1 - Furthermore, most anyone with enough internet marketing and or affiliate marketing experience will agree that on a whole, search traffic converts better per click than content traffic.
2 - I've used quality here to describe publishers that are consistently able to send traffic that results in actions.
By charging Search Network price for a click that is of lower value, Google would lose advertisers.
I wonder how many publishers would support the other obvious choice, which would be to purge the network of all publishers whose clicks don't convert at search or near-search rates?
I wonder how many publishers would support the other obvious choice, which would be to purge the network of all publishers whose clicks don't convert at search or near-search rates?
This assumes that Google can make such a determination. By now it's quite obvious they can't - at least not with any reasonable level of accuracy.
And while the concept of smart-pricing gives many publishers a warm-fuzzy feeling, a smart-pricing that doesn't work as intended hurts them as well as publishers by driving many high-quality publishers to abandon running AdSense on their site(s). But ignorance is bliss as they say.
My figures may not impress many, but they are true and they are mine. Here's what Adsense did for me today, on a day that I knew would be solid traffic on a couple of particular pages:
First 1000 pageviews: 39 clicks, 6X earnings.
Next 1000 pageviews: 16 clicks, < 1X earnings.
I can understand some fluctuation, but clicks 2.5 x lower and earnings 6 x lower for the same number of pageviews falls well outside the range of statistical probability and is nothing but a scam, plain and simple.

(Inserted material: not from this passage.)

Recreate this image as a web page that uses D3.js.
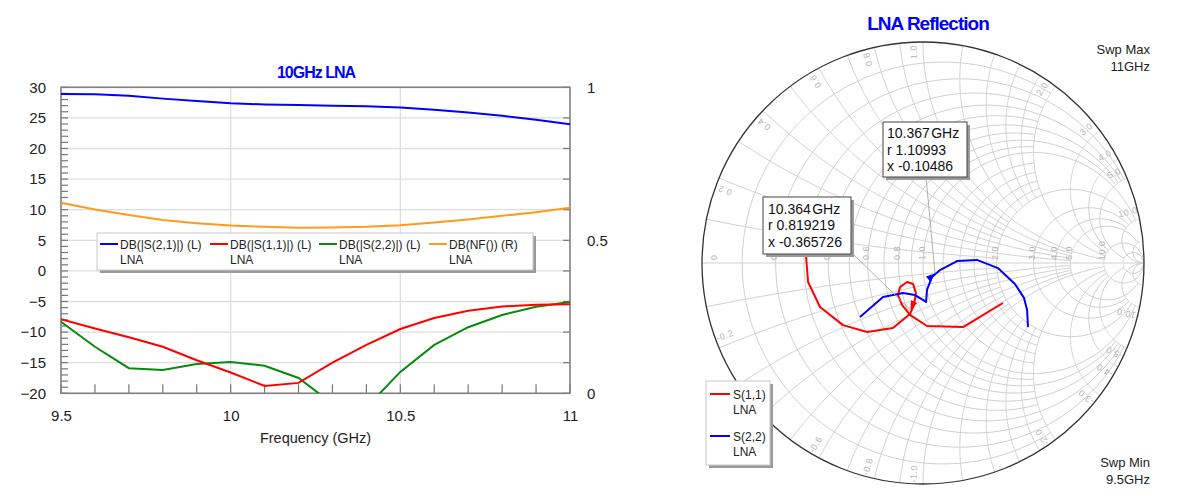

I've criticized Google a great deal in the past, but today's fiasco is nothing short of robbery. While I'd love to leave them completely, I cannot right now. I am forced to stay on with them because even though they provide a highly questionable system of revenue, they still pay more than any other pure ad system.
I don't trust them. I don't like them and I will work to change them into an ad system that WORKS for publishers and advertisers alike.
And while the concept of smart-pricing gives many publishers a warm-fuzzy feeling, a smart-pricing that doesn't work as intended hurts them as well as publishers by driving many high-quality publishers to abandon running AdSense on their site(s).
1) The concept of smart pricing is to give advertisers a warm, fuzzy feeling.
2) Is there any evidence to support the idea that Google is losing "many high-quality publishers" because of smart pricing?